Framework unifies multiple SCA-based algorithms

Ensures convergence to stationary solutions

Facilitates distributed and parallel implementations

Abstract

In this two-part paper, we propose a general algorithmic framework for the minimization of a nonconvex smooth function subject to nonconvex smooth constraints. The algorithm solves a sequence of (separable) strongly convex problems and mantains feasibility at each iteration. Convergence to a stationary solution of the original nonconvex optimization is established.

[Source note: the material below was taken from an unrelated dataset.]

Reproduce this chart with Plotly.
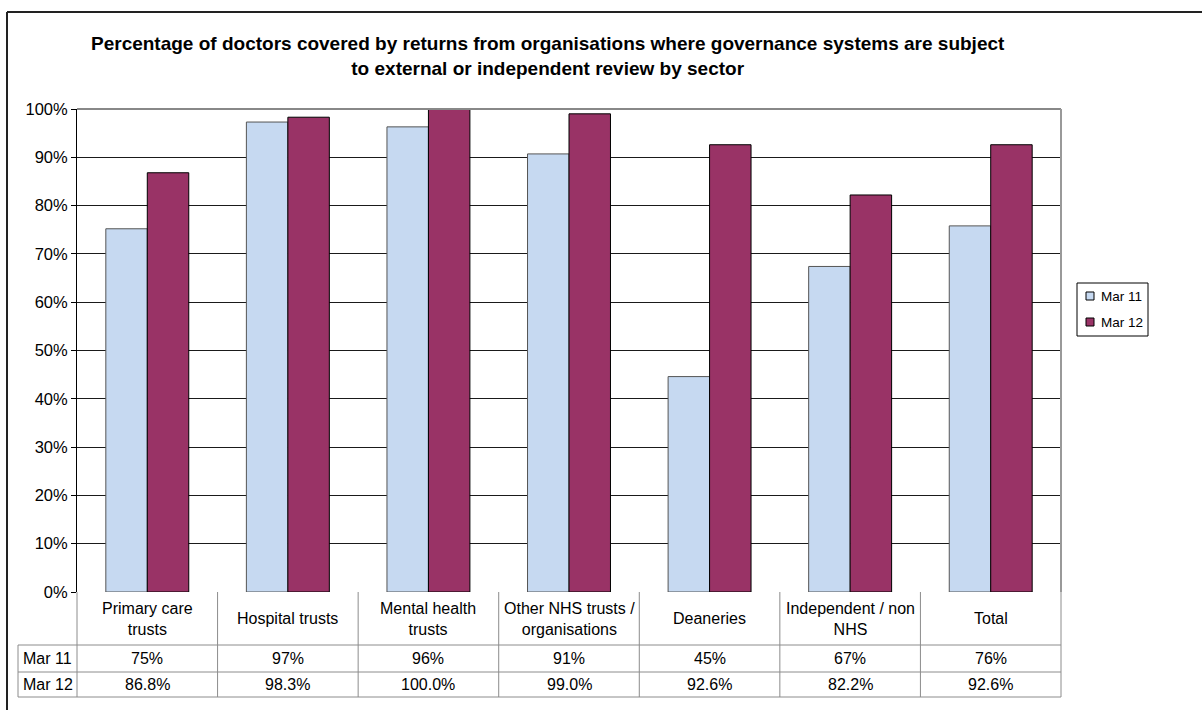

Our framework is very general and flexible; it unifies several existing Successive Convex Approximation (SCA)-based algorithms such as (proximal) gradient or Newton type methods, block coordinate (parallel) descent schemes, difference of convex functions methods, and improves on their convergence properties. More importantly, and differently from current SCA approaches, it naturally leads to distributed and parallelizable implementations for a large class of nonconvex problems. This Part I is devoted to the description of the framework in its generality. In Part II we customize our general methods to several multi-agent optimization problems, mainly in communications and networking; the result is a new class of (distributed) algorithms that compare favorably to existing ad-hoc (centralized) schemes (when they exist).